The Federal Reserve recently held its April Federal Open Market Committee (FOMC) policy meeting. The U.S. central bank left its benchmark interest rate at 0.25% and kept the monthly bond purchases of $120 billion intact. In an FOMC statement, the Eccles Building noted that it would continue to “using its full range of tools to support the U.S. economy in this challenging time” to achieve its mandate of full employment and price stability.
The Fed acknowledged that the COVID-19 pandemic is wreaking havoc on humanity and the economy worldwide, adding that various sectors remain weak but have shown improvement.
Unless the policy minutes reveal something completely different, very little was unveiled during the monthly monetary powwow, except that officials see no inflation, speak no inflation, and hear no inflation. The elephant in the room was, indeed, inflation. But like Harry Houdini’s Vanishing Elephant trick, the audience missed the central bank’s comments as Chair Jerome Powell quietly shrugged it off as “transitory.”
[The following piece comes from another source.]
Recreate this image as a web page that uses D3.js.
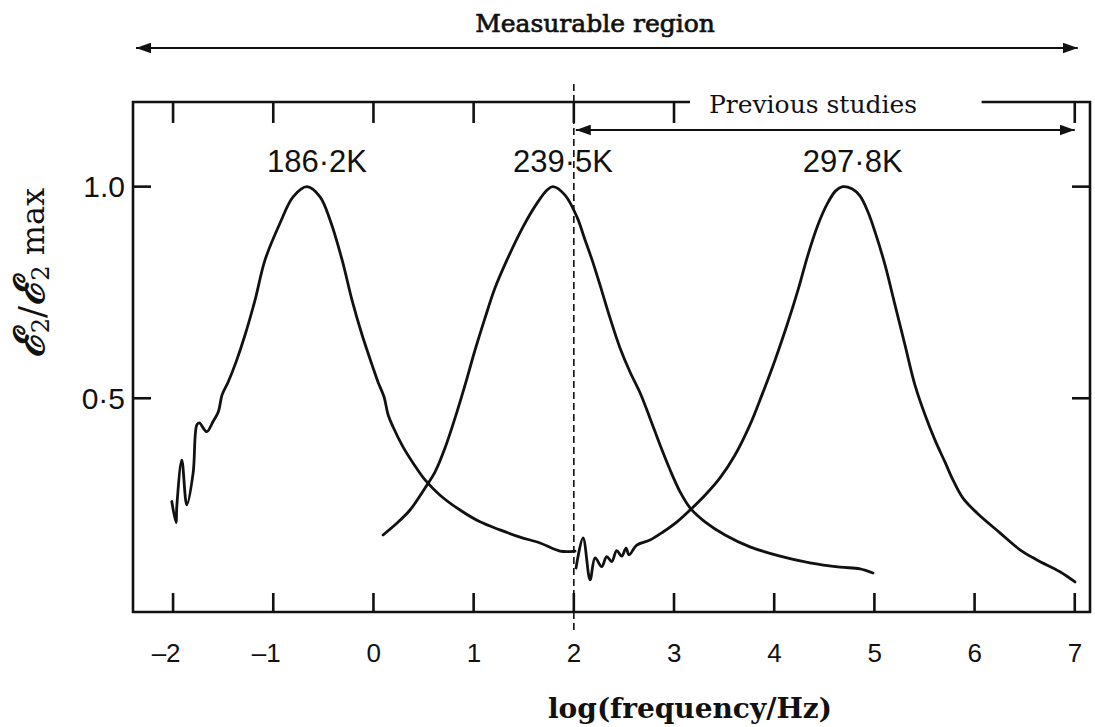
<!DOCTYPE html>
<html>
<head>
<meta charset="utf-8">
<script src="https://cdn.jsdelivr.net/npm/d3@7"></script>
<style>
  body { margin: 0; background: #fff; }
  svg { display: block; }
</style>
</head>
<body>
<svg id="chart" width="1095" height="727"></svg>
<script>
// Normalised dielectric loss e2/e2max against log(frequency/Hz), three temperatures
const curve186K = [
  [-2.013, 0.256], [-1.970, 0.206], [-1.963, 0.244], [-1.913, 0.354], [-1.863, 0.248],
  [-1.800, 0.323], [-1.763, 0.437], [-1.738, 0.442], [-1.664, 0.421], [-1.601, 0.445],
  [-1.548, 0.468], [-1.511, 0.508], [-1.451, 0.538], [-1.371, 0.586], [-1.281, 0.650],
  [-1.182, 0.732], [-1.082, 0.827], [-0.932, 0.914], [-0.802, 0.976], [-0.663, 1.000],
  [-0.533, 0.976], [-0.433, 0.921], [-0.313, 0.827], [-0.214, 0.732], [-0.114, 0.650],
  [-0.014, 0.579], [0.046, 0.538], [0.106, 0.503], [0.146, 0.461], [0.196, 0.432],
  [0.295, 0.385], [0.395, 0.347], [0.515, 0.307], [0.665, 0.271], [0.864, 0.236],
  [1.064, 0.208], [1.263, 0.189], [1.463, 0.172], [1.663, 0.158], [1.862, 0.139],
  [2.012, 0.139]
];

const curve239K = [
  [0.096, 0.177], [0.216, 0.201], [0.365, 0.236], [0.515, 0.288], [0.615, 0.326],
  [0.715, 0.383], [0.814, 0.453], [0.914, 0.531], [1.014, 0.614], [1.114, 0.690],
  [1.214, 0.761], [1.333, 0.827], [1.493, 0.905], [1.633, 0.961], [1.733, 0.992],
  [1.792, 1.000], [1.912, 0.980], [2.032, 0.928], [2.112, 0.874], [2.182, 0.827],
  [2.261, 0.768], [2.361, 0.690], [2.461, 0.619], [2.561, 0.562], [2.661, 0.513],
  [2.760, 0.453], [2.860, 0.390], [2.960, 0.331], [3.060, 0.279], [3.160, 0.241],
  [3.309, 0.208], [3.509, 0.177], [3.758, 0.149], [4.058, 0.127], [4.357, 0.111],
  [4.657, 0.101], [4.856, 0.097], [4.986, 0.087]
];

const curve297K = [
  [2.022, 0.099], [2.092, 0.170], [2.162, 0.071], [2.212, 0.123], [2.278, 0.102],
  [2.328, 0.126], [2.378, 0.114], [2.428, 0.140], [2.478, 0.127], [2.521, 0.146],
  [2.551, 0.130], [2.628, 0.153], [2.760, 0.165], [2.890, 0.184], [3.030, 0.208],
  [3.160, 0.236], [3.309, 0.271], [3.459, 0.312], [3.609, 0.366], [3.758, 0.437],
  [3.878, 0.508], [4.008, 0.590], [4.128, 0.673], [4.238, 0.756], [4.337, 0.839],
  [4.437, 0.910], [4.533, 0.961], [4.613, 0.990], [4.683, 1.000], [4.776, 0.995],
  [4.856, 0.978], [4.936, 0.940], [5.016, 0.886], [5.106, 0.815], [5.206, 0.720],
  [5.305, 0.626], [5.405, 0.531], [5.505, 0.461], [5.605, 0.401], [5.705, 0.349],
  [5.784, 0.307], [5.884, 0.264], [6.024, 0.229], [6.253, 0.182], [6.453, 0.142],
  [6.623, 0.118], [6.852, 0.090], [7.002, 0.066]
];

const seriesList = [curve186K, curve239K, curve297K];
const peakLabels = ["186·2K", "239·5K", "297·8K"];

const xTickValues = [-2, -1, 0, 1, 2, 3, 4, 5, 6, 7];
const xTickLabels = ["–2", "–1", "0", "1", "2", "3", "4", "5", "6", "7"];
const topTickValues = [-2, -1, 0, 1, 2, 3, 7];
const yTickValues = [0.5, 1.0];
const yTickLabels = ["0·5", "1.0"];

// annotation ranges in log(frequency/Hz)
const measurableRange = [-2.37, 7.03];
const previousRange = [2.02, 7.0];
const boundaryLogF = 2;
const topGap = [3.16, 6.07];

const svg = d3.select("#chart");
const plot = { left: 133, right: 1090, top: 102, bottom: 612 };

const x = d3.scaleLinear().domain([-2.4, 7.152]).range([plot.left, plot.right]);
const y = d3.scaleLinear().domain([-0.005, 1.2]).range([plot.bottom, plot.top]);

const ink = "#111";
const numFont = "'Liberation Sans', Arial, sans-serif";
const serifFont = "'DejaVu Serif', serif";

// arrowheads
const defs = svg.append("defs");
defs.append("marker")
  .attr("id", "head").attr("viewBox", "0 0 14 10")
  .attr("refX", 14).attr("refY", 5)
  .attr("markerUnits", "userSpaceOnUse")
  .attr("markerWidth", 15).attr("markerHeight", 11)
  .attr("orient", "auto-start-reverse")
  .append("path").attr("d", "M0,0 L14,5 L0,10 Z").attr("fill", ink);

// frame (top edge broken around the "Previous studies" caption)
svg.append("path")
  .attr("d",
    `M${x(topGap[0])},${plot.top} L${plot.left},${plot.top} L${plot.left},${plot.bottom} ` +
    `L${plot.right},${plot.bottom} L${plot.right},${plot.top} L${x(topGap[1])},${plot.top}`)
  .attr("fill", "none").attr("stroke", ink).attr("stroke-width", 2.6)
  .attr("stroke-linejoin", "miter");

// inward ticks on all four sides
const ticks = svg.append("g").attr("stroke", ink).attr("stroke-width", 2.6);
ticks.selectAll("line.bt").data(xTickValues).join("line").attr("class", "bt")
  .attr("x1", d => x(d)).attr("x2", d => x(d))
  .attr("y1", plot.bottom).attr("y2", plot.bottom - 19);
ticks.selectAll("line.tt").data(topTickValues).join("line").attr("class", "tt")
  .attr("x1", d => x(d)).attr("x2", d => x(d))
  .attr("y1", plot.top).attr("y2", plot.top + 21);
ticks.selectAll("line.lt").data(yTickValues).join("line").attr("class", "lt")
  .attr("x1", plot.left).attr("x2", plot.left + 18)
  .attr("y1", d => y(d)).attr("y2", d => y(d));
ticks.selectAll("line.rt").data(yTickValues).join("line").attr("class", "rt")
  .attr("x1", plot.right).attr("x2", plot.right - 18)
  .attr("y1", d => y(d)).attr("y2", d => y(d));

svg.append("g").selectAll("text").data(xTickValues).join("text")
  .attr("x", d => x(d) + 7.5).attr("y", plot.bottom + 50)
  .attr("text-anchor", "end")
  .attr("font-family", numFont).attr("font-size", 26).attr("fill", ink)
  .text((d, i) => xTickLabels[i]);

svg.append("g").selectAll("text").data(yTickValues).join("text")
  .attr("x", plot.left - 8).attr("y", d => y(d)).attr("dy", "0.36em")
  .attr("text-anchor", "end")
  .attr("font-family", numFont).attr("font-size", 30).attr("fill", ink)
  .text((d, i) => yTickLabels[i]);

// curves
const line = d3.line().x(d => x(d[0])).y(d => y(d[1])).curve(d3.curveCatmullRom.alpha(0.5));
svg.append("g").selectAll("path").data(seriesList).join("path")
  .attr("d", line).attr("fill", "none").attr("stroke", ink)
  .attr("stroke-width", 2.8).attr("stroke-linejoin", "round").attr("stroke-linecap", "round");

// temperature labels above each peak
svg.append("g").selectAll("text").data(seriesList).join("text")
  .attr("x", d => x(d3.greatest(d, p => p[1])[0]) + 10)
  .attr("y", y(1) - 15)
  .attr("text-anchor", "middle")
  .attr("font-family", numFont).attr("font-size", 31).attr("fill", ink)
  .text((d, i) => peakLabels[i]);

// boundary of previous studies
svg.append("line")
  .attr("x1", x(boundaryLogF)).attr("x2", x(boundaryLogF))
  .attr("y1", 84).attr("y2", 631)
  .attr("stroke", ink).attr("stroke-width", 1.6).attr("stroke-dasharray", "7,4");

// range arrows
svg.append("line")
  .attr("x1", x(measurableRange[0])).attr("x2", x(measurableRange[1]))
  .attr("y1", 48).attr("y2", 48)
  .attr("stroke", ink).attr("stroke-width", 2.2)
  .attr("marker-start", "url(#head)").attr("marker-end", "url(#head)");
svg.append("text")
  .attr("x", 595).attr("y", 32).attr("text-anchor", "middle")
  .attr("font-family", serifFont).attr("font-size", 25).attr("fill", ink)
  .attr("stroke", ink).attr("stroke-width", 0.7)
  .text("Measurable region");

svg.append("line")
  .attr("x1", x(previousRange[0])).attr("x2", x(previousRange[1]))
  .attr("y1", 130).attr("y2", 130)
  .attr("stroke", ink).attr("stroke-width", 2.2)
  .attr("marker-start", "url(#head)").attr("marker-end", "url(#head)");
svg.append("text")
  .attr("x", 813).attr("y", 113).attr("text-anchor", "middle")
  .attr("font-family", serifFont).attr("font-size", 25).attr("fill", ink)
  .text("Previous studies");

// axis titles
svg.append("text")
  .attr("x", 690).attr("y", 718).attr("text-anchor", "middle")
  .attr("font-family", serifFont).attr("font-weight", "bold").attr("font-size", 28).attr("fill", ink)
  .text("log(frequency/Hz)");

const yTitle = svg.append("text")
  .attr("transform", "translate(44,273) rotate(-90)")
  .attr("text-anchor", "middle")
  .attr("font-family", serifFont).attr("font-size", 32).attr("fill", ink);
yTitle.append("tspan").attr("font-weight", "bold").attr("font-style", "italic").attr("font-size", 42).text("ℰ");
yTitle.append("tspan").attr("font-size", 24).attr("dy", 5).text("2");
yTitle.append("tspan").attr("dy", -5).attr("font-size", 36).text("/");
yTitle.append("tspan").attr("font-weight", "bold").attr("font-style", "italic").attr("font-size", 42).text("ℰ");
yTitle.append("tspan").attr("font-size", 24).attr("dy", 5).text("2");
yTitle.append("tspan").attr("dy", -5).text(" max");
</script>
</body>
</html>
During the post-meeting press conference, Powell treated the American people like children, assuring everyone that the Fed would let the public know when it would be time to discuss tapering its unprecedented and extraordinary quantitative easing efforts. Powell also noted that he is not even “thinking about thinking about” raising interest rates at this point.
“No, it is not time yet,” he told reporters at the virtual news conference. “We’ve said we would let the public know when it was time to have that conversation, and we said we’d do that well in advance of any actual decision to taper our asset purchases.”
When would be the time? According to Nomura’s Charlie McElligott, somebody is making a bet that the Fed ushers would begin winding down the party at the annual Jackson Hole festivities at the end of August, as “there has been a very large trade building the past few days which is anticipating a Fed hawkish shift in outlook.”
The Curious Case of Biden Blunders
During his address to the joint session of Congress on Apr. 28, President Joe Biden delivered a few dozen misleading statements, false facts, and progressive prattle. Of course, the mainstream media will keep quiet about it and say, “but, but, but, Trump” until they are orange in the face.
President Biden cited a debunked-but-repeated claim from the Institute for Policy Studies (IPS), a left-wing think tank. According to the untrue assertion that has been parroted by the Fourth Estate nationwide, billionaire wealth has soared since the beginning of the coronavirus pandemic. On the surface, this makes sense due to stocks and benchmark indexes trading at all-time highs one year after the coronavirus-induced financial crisis. But it is not all that it seems.
The problem with this finding is that it only starts from when the market bottomed at around Mar. 23. If a genuine assessment of the equities arena occurred, the analysis would begin on Feb. 20, when blood from the New York Stock Exchange began pouring into the streets. Put simply, the researchers narrowed the timing to present a bogus narrative.
As Brian Riedl wrote at the National Review:
“It is the equivalent of saying the Cleveland Browns went 6–0 last season if you don’t count the ten losses. The pandemic pushed up stock values if you don’t count the collapsing part. The rich got richer if you don’t count the downturns. That is not how wealth-building works.”
Moreover, it is also disingenuous to suggest that the billionaires only became wealthier because of the pandemic. Amazon, Tesla, Apple, and a broad array of other corporate juggernauts were already rallying before the government forced the nation under house arrest. Plus, if the president is so concerned about billionaire wealth, how come Biden refused to slam the Federal Reserve System?
Let Them Eat Dollar Bills
How is your supermarket bill lately? You may have noticed that close to everything has gone up in price: meat, produce, dog food, and those rich, waist-expanding desserts. The economic recovery looks like it is going to be inflationary, with the cost of living skyrocketing across the board at the same time. But food inflation is perhaps the most frightening of them all.
The latest Bureau of Labor Statistics (BLS) data, compiled by The Wall Street Journal, shows just how much food prices within the consumer price index (CPI) have surged over the last 12 months. Here is a look at how much your grocery bill has jumped since mask fetishism emerged from basements:
- Meats, poultry, fish, and eggs: +5.6%
- Fruits and vegetables: +3.8%
- Non-alcoholic beverages: +3.2%
- Cereal and bakery products: +2.4%
- Dairy and related products: +1.8%
If you happen to eat outside the home, fast-food restaurant prices have spiked 6.5% since March 2020.
There is no inflation if you do not eat, live under a roof, wear clothing, or receive medical care. Let them eat Federal Reserve notes.